Wishing every day was like Sundae

The proliferation of festivals has meant, unfortunately, that some have bitten the dust over the years, and I was particularly saddened when Leicester’s Summer Sundae succumbed to financial pressures.

It was a 6,000-capacity boutique festival held in the gardens of De Montfort Hall pretty much in the centre of the city.

And, for a couple of years, Gill and I found it to be amongst the most enjoyable festival experiences out there.

The headlining names were decent, the undercards were solid, the walking around was kept to a minimum and you could stick your car about 50 yards from the entrance and pay a couple of quid for on-street parking.

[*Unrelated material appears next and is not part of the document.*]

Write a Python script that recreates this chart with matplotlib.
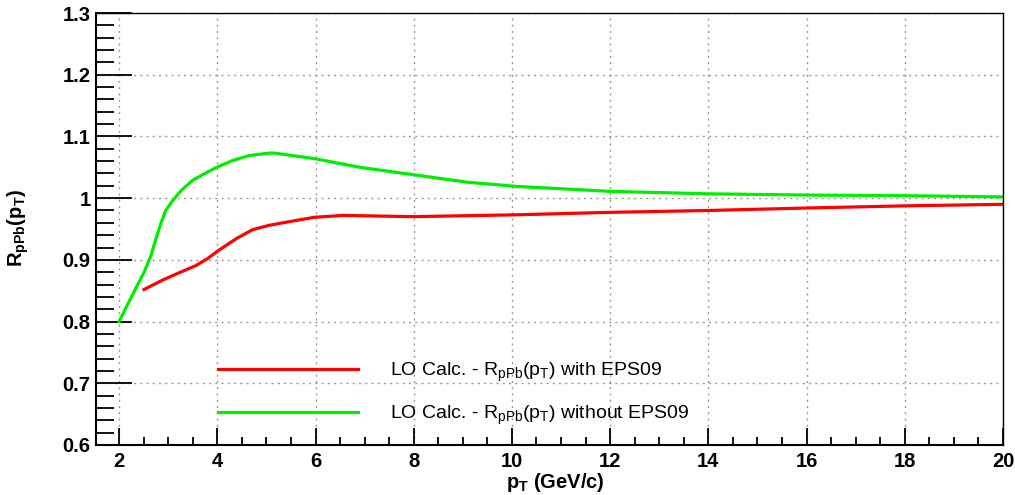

Even better, before entering the site there was always time to call in at Bombay Bites – possibly the finest Indian takeaway in the world.

in 2010 we decided to get two-day tickets rather than go for the full weekend and with Mumford & Sons headling on the Sunday that now seems a remarkably good decision in hindsight.

sundae-2.jpg

Instead we managed to watch a tremendous variety of bands including a marvellous headling duo of Seasick Steve and Teenage Fanclub on the Friday and then an afternoon of Turin Brakes, Stornoway and The Go! Team on the main stage on the Saturday followed by a typically obtuse set from The Fall indoors in the hall itself.

While his band barrelled through some sturdy tunes, Mark E Smith seemed to spend most of the show stood behind the speaker stack or with his back to the audience. He probably sacked the band later that night.

But they, like the festival, were good while they lasted.

 

2 thoughts on “Wishing every day was like Sundae

  1. Solid stuff, as always, sir. I am envious of you seeing Stornoway, as they are one of my favourite bands that I will never see. On another subject, I am also grateful that you recommended The Leisure Society to me as they are now one of my favourite bands, and Amanda adores them too. Long may you attend concerts and festivals that I never shall, mate. Lots of love from Oliver Twist, sticking his nose up against the window of your continuing good fortune.